12/250. Two wrongs won’t make things right

Two wrongs won’t make things right par Tarnation sur l’album Gentle creatures (1995, 4AD)

Au mitan des années 1990, une génération de musiciens américains allait donner une salutaire cure de jouvence à la country et faire découvrir à toute une génération d’auditeurs et d’auditrices énamourés les fascinantes beautés d’un genre trop souvent caricaturé. Nombre d’artistes de cette scène hâtivement regroupée sous l’étiquette d’alternative country se retrouveront au fil de cette rubrique. Si d’autres ont laissé une trace autrement durable dans le paysage musical contemporain et dans mon Panthéon personnel (de Will Oldham à Bill Callahan), Tarnation – rejeton redneck de la scène de San Francisco – réussit à marquer nos esprits par la grâce d’une poignée de chansons formidables, le temps de trois albums parus entre 1993 et 1997, avec ce Gentle creatures comme indéniable sommet.

Au cœur de ce recueil d’airs tourmentés, emplis de secrets boueux et d’inquiétants fantômes, le groupe place cette merveille de ballade déchirée et déchirante, évoquant aussi bien le décor rural de certains romans de Joyce Carol Oates que le lyrisme bouleversant de Roy Orbison. Avec ce slow perclus de larmes, le groupe nous transporte dans un saloon déserté, à l’heure où les clients ont quitté la salle et où le juke-box passe encore quelques airs tristes pour la fille qui pleure dans un coin, en faisant la plonge ou en débarrassant les tables. Complainte pour un amour perdu, Two wrongs… déploie son lent balancement au fur et à mesure que la voix de sirène de Paula Frazer, aussi hypnotique que vertigineuse, se remémore son amour perdu. On remarquera qu’ici, c’est la fille qui est partie, abandonnant son amant sans un mot d’au revoir pour s’épargner trop d’illusions face à la fatalité de la défaite. C’est l’impossibilité d’une île que raconte cette chanson, les espoirs interdits et l’avenir comme un cul-de-sac. Reste alors le souvenir des instants gagnés sur le malheur, souvenir dont on ne sait s’il nous blesse ou nous console : Someday we’ll remember / This chance we once had / To make things right.

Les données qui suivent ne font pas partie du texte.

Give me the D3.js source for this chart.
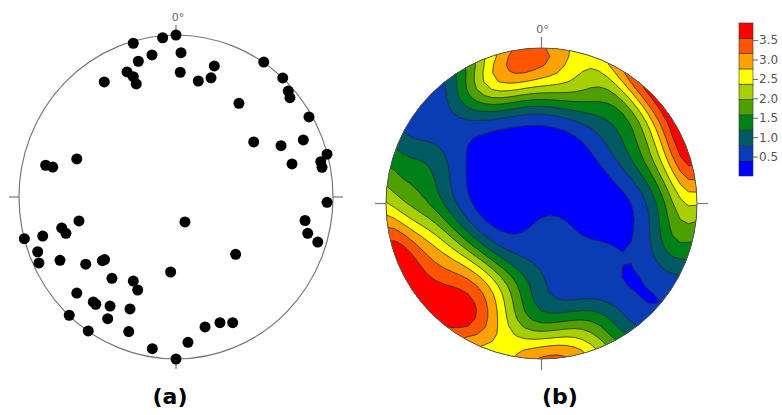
<!DOCTYPE html>
<html lang="en">
<head>
<meta charset="UTF-8">
<title>Stereonet poles and density</title>
<script src="https://d3js.org/d3.v7.min.js"></script>
<style>
  body { margin: 0; background: #fff; }
  svg { display: block; }
</style>
</head>
<body>
<div id="chart"></div>
<script>
// pole positions in net units (east, north), equal-area lower hemisphere
const poleE = [-0.272,-0.085,0.000,0.032,-0.153,-0.240,0.027,-0.312,-0.272,-0.253,
  -0.457,0.142,0.244,0.223,0.401,0.559,0.680,0.715,0.726,0.847,
  0.495,0.669,0.811,0.739,0.962,0.922,0.930,0.962,-0.632,-0.830,
  -0.785,-0.618,0.057,0.822,0.839,0.903,0.380,-0.728,-0.701,-0.849,
  -0.966,-0.881,-0.873,-0.739,-0.575,-0.469,-0.455,-0.034,-0.408,-0.272,
  -0.244,-0.632,-0.527,-0.511,-0.420,-0.293,-0.435,-0.680,-0.559,-0.301,
  -0.151,0.076,0.000,0.185,0.280,0.361];
const poleN = [0.949,0.983,1.000,0.891,0.877,0.838,0.770,0.772,0.743,0.698,
  0.710,0.716,0.809,0.736,0.578,0.833,0.735,0.654,0.613,0.494,
  0.340,0.317,0.352,0.204,0.264,0.218,0.183,-0.033,0.235,0.196,
  0.185,-0.148,-0.154,-0.145,-0.224,-0.278,-0.354,-0.191,-0.224,-0.241,
  -0.257,-0.338,-0.407,-0.391,-0.415,-0.393,-0.386,-0.463,-0.502,-0.519,
  -0.574,-0.593,-0.648,-0.662,-0.673,-0.691,-0.751,-0.730,-0.827,-0.831,
  -0.936,-0.897,-1.000,-0.802,-0.776,-0.776];

// density scale: peak of the contoured field, 10 equal bands
const legendMax = 3.94;
const bandCount = 10;
const legendTicks = [0.5, 1.0, 1.5, 2.0, 2.5, 3.0, 3.5];
const bandColors = ["#0000ff","#0a3cb4","#005a64","#008018","#4ea000",
  "#a6d000","#ffff00","#ffa200","#ff5500","#ff0000"];

const W = 782, H = 415;
const svg = d3.select("#chart").append("svg").attr("width", W).attr("height", H);

// (a) scatter of poles
const xa = d3.scaleLinear().domain([-1, 1]).range([19, 333]);
const ya = d3.scaleLinear().domain([-1, 1]).range([359, 35]);
const ga = svg.append("g");
ga.append("ellipse")
  .attr("cx", xa(0)).attr("cy", ya(0))
  .attr("rx", xa(1) - xa(0)).attr("ry", ya(-1) - ya(0))
  .attr("fill", "none").attr("stroke", "#777").attr("stroke-width", 1.2);

function ticks(g, x, y, len) {
  const t = [[x(0), y(1), x(0), y(1) - len], [x(0), y(-1), x(0), y(-1) + len],
             [x(-1), y(0), x(-1) - len, y(0)], [x(1), y(0), x(1) + len, y(0)]];
  g.selectAll("line.tk").data(t).enter().append("line")
    .attr("x1", d => d[0]).attr("y1", d => d[1]).attr("x2", d => d[2]).attr("y2", d => d[3])
    .attr("stroke", "#777").attr("stroke-width", 1.2);
}
ticks(ga, xa, ya, 10);
ga.append("text").attr("x", xa(0) + 2).attr("y", ya(1) - 14)
  .attr("text-anchor", "middle").attr("font-family", "DejaVu Sans, sans-serif")
  .attr("font-size", 11).attr("fill", "#666").text("0°");

ga.selectAll("circle.pole").data(d3.range(poleE.length)).enter().append("circle")
  .attr("cx", i => xa(poleE[i])).attr("cy", i => ya(poleN[i]))
  .attr("r", 5.5).attr("fill", "#000");

// (b) density contours (Fisher kernel, axial, on a grid over the net)
function toVec(e, n) {
  let r = Math.min(Math.hypot(e, n), 1);
  const th = 2 * Math.asin(r / Math.SQRT2);
  const az = Math.atan2(e, n);
  const s = Math.sin(th);
  return [s * Math.sin(az), s * Math.cos(az), -Math.cos(th)];
}
const poles = poleE.map((e, i) => toVec(e, poleN[i]));
const kappa = 19;
const nx = 41, lo = -1.05, step = 2.1 / (nx - 1);
const values = new Array(nx * nx);
for (let j = 0; j < nx; j++) {
  for (let i = 0; i < nx; i++) {
    const v = toVec(lo + i * step, -lo - j * step);
    let d = 0;
    poles.forEach(p => {
      const c = Math.abs(p[0] * v[0] + p[1] * v[1] + p[2] * v[2]);
      d += Math.exp(kappa * (c - 1));
    });
    values[j * nx + i] = d;
  }
}
const peak = d3.max(values);
for (let k = 0; k < values.length; k++) values[k] = values[k] / peak * legendMax;

const thresholds = d3.range(bandCount).map(i => i * legendMax / bandCount);
const xb = d3.scaleLinear().domain([-1, 1]).range([386, 697]);
const yb = d3.scaleLinear().domain([-1, 1]).range([359, 48]);
const gridX = u => xb(lo + (u - 0.5) * step);
const gridY = v => yb(-lo - (v - 0.5) * step);
const proj = d3.geoTransform({ point: function(u, v) { this.stream.point(gridX(u), gridY(v)); } });
const path = d3.geoPath(proj);

const gb = svg.append("g");
gb.append("clipPath").attr("id", "net")
  .append("circle").attr("cx", xb(0)).attr("cy", yb(0)).attr("r", xb(1) - xb(0));
const contours = d3.contours().size([nx, nx]).thresholds(thresholds)(values);
gb.append("g").attr("clip-path", "url(#net)")
  .selectAll("path").data(contours).enter().append("path")
  .attr("d", path)
  .attr("fill", (d, i) => bandColors[i])
  .attr("stroke", (d, i) => i === 0 ? "none" : "#2a2a2a")
  .attr("stroke-width", 0.8)
  .attr("stroke-linejoin", "round");
gb.append("circle").attr("cx", xb(0)).attr("cy", yb(0)).attr("r", xb(1) - xb(0))
  .attr("fill", "none").attr("stroke", "#555").attr("stroke-width", 1);
ticks(gb, xb, yb, 11);
gb.append("text").attr("x", xb(0) + 1).attr("y", yb(1) - 15)
  .attr("text-anchor", "middle").attr("font-family", "DejaVu Sans, sans-serif")
  .attr("font-size", 11).attr("fill", "#666").text("0°");

// legend
const yl = d3.scaleLinear().domain([0, legendMax]).range([176, 23]);
const gl = svg.append("g");
gl.selectAll("rect").data(thresholds).enter().append("rect")
  .attr("x", 739).attr("width", 14)
  .attr("y", d => yl(d + legendMax / bandCount))
  .attr("height", d => yl(d) - yl(d + legendMax / bandCount))
  .attr("fill", (d, i) => bandColors[i])
  .attr("stroke", "#333").attr("stroke-width", 0.6);
gl.append("g").attr("transform", "translate(753,0)")
  .call(d3.axisRight(yl).tickValues(legendTicks).tickFormat(d3.format(".1f")).tickSize(5).tickPadding(1))
  .call(g => g.select(".domain").remove())
  .call(g => g.selectAll("line").attr("stroke", "#666"))
  .call(g => g.selectAll("text").attr("fill", "#555")
    .attr("font-family", "DejaVu Sans, sans-serif").attr("font-size", 12));

// panel labels
svg.selectAll("text.lab").data([["(a)", 170], ["(b)", 560]]).enter().append("text")
  .attr("x", d => d[1]).attr("y", 404).attr("text-anchor", "middle")
  .attr("font-family", "DejaVu Sans, sans-serif").attr("font-weight", "bold")
  .attr("font-size", 22).attr("fill", "#000").text(d => d[0]);
</script>
</body>
</html>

Le chant de Paula Frazer – avec son drôle de maniérisme impur – trace des lignes de fuite à partir d’une mélodie qui tourne en rond, comme on regarderait un point fixe sur un manège pour se prémunir du vertige. Et au milieu du morceau, un pont instrumental à la lenteur cotonneuse ravive la mémoire des meilleurs moments des Trinity sessions des Cowboy Junkies. Au final, cette chanson impose une forme d’évidence sans fard, un romantisme blessé qui peut paraître rebattu mais qui raconte encore et toujours la même histoire : l’amour perdu, le bonheur échappé, la solitude de la nuit et les souvenirs auxquels on s’accroche. C’est très simple et c’est très compliqué et parfois, c’est très beau.